BL : Peut-on en espérer quelque essor ?

LG : Difficile à dire. De mon point de vue, le blog reste nécessaire pour une indépendance vis-à-vis des réseaux sociaux. Pour asseoir l’identité du critique ou du chroniqueur littéraire. Il est maître de ses contenus, ce qui est moins le cas avec les contenus produits directement sur certains réseaux. Le blog reste donc important, nécessaire. Je regrette toutefois le caractère éphémère de nombreux blogs.

BL : Quelle comparaison faites-vous entre blogging littéraire francophone et anglophone ?
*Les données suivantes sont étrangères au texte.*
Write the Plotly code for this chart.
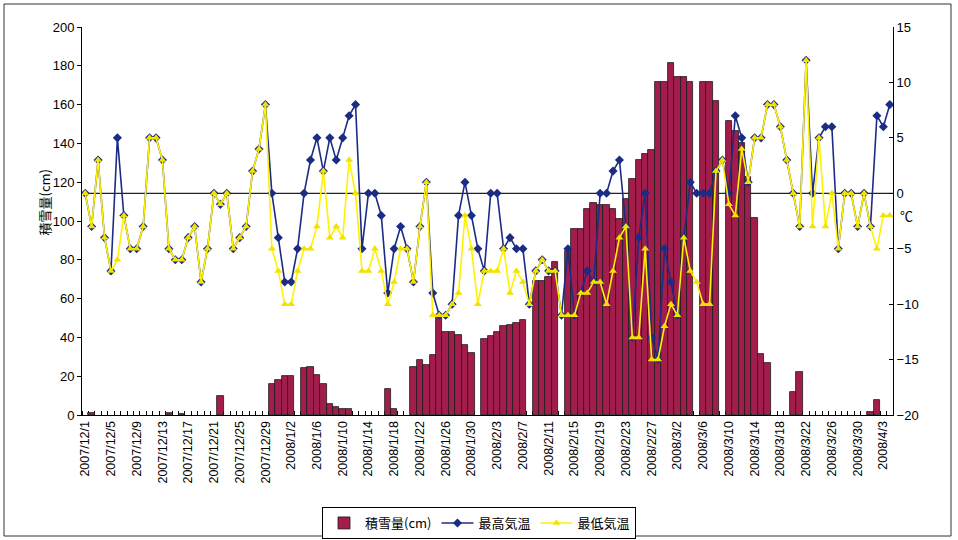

LG : Je ne connais pas suffisamment la blogosphère littéraire de langue anglaise pour répondre à votre question. J’essaie de suivre des observateurs affutés comme James Murua par exemple.

BL : Parlez-nous de vos ambitions et projets pour œuvrer davantage au rayonnement de la littérature africaine.

LG : Nous avons lancé un projet de plateformes de chroniques littéraires mutualisées dédiées aux lettres d’Afrique et de sa diaspora avec des grands lecteurs, des universitaires. http://chroniqueslitterairesafricaines.com. Il y a d’autres initiatives, mais j’attends un peu avant de vous en faire part.

 

BL : Votre portrait chinois à présent :

  • Un héros ou une héroïne : Ma mère
  • Un personnage historique : Thomas Sankara
  • Un auteur : Gabriel Garcia Marquez
  • Un plat : un saka-saka
  • Un animal : un zèbre
  • Un passe-temps : Lire des romans dans les transports en commun

 

BL : Merci M. LaRéus Gangoueus pour cet honneur que vous faites et pour votre disponibilité. Votre mot de la fin.

LG : C’est moi qui vous remercie. J’aime beaucoup votre initiative qui aide à faire découvrir des talents, de jeunes auteurs. Je pense qu’on devrait communiquer plus souvent pour donner une meilleure visibilité à nos contenus. C’est ce que vous avez fait en me proposant cet échange. Je suis honoré.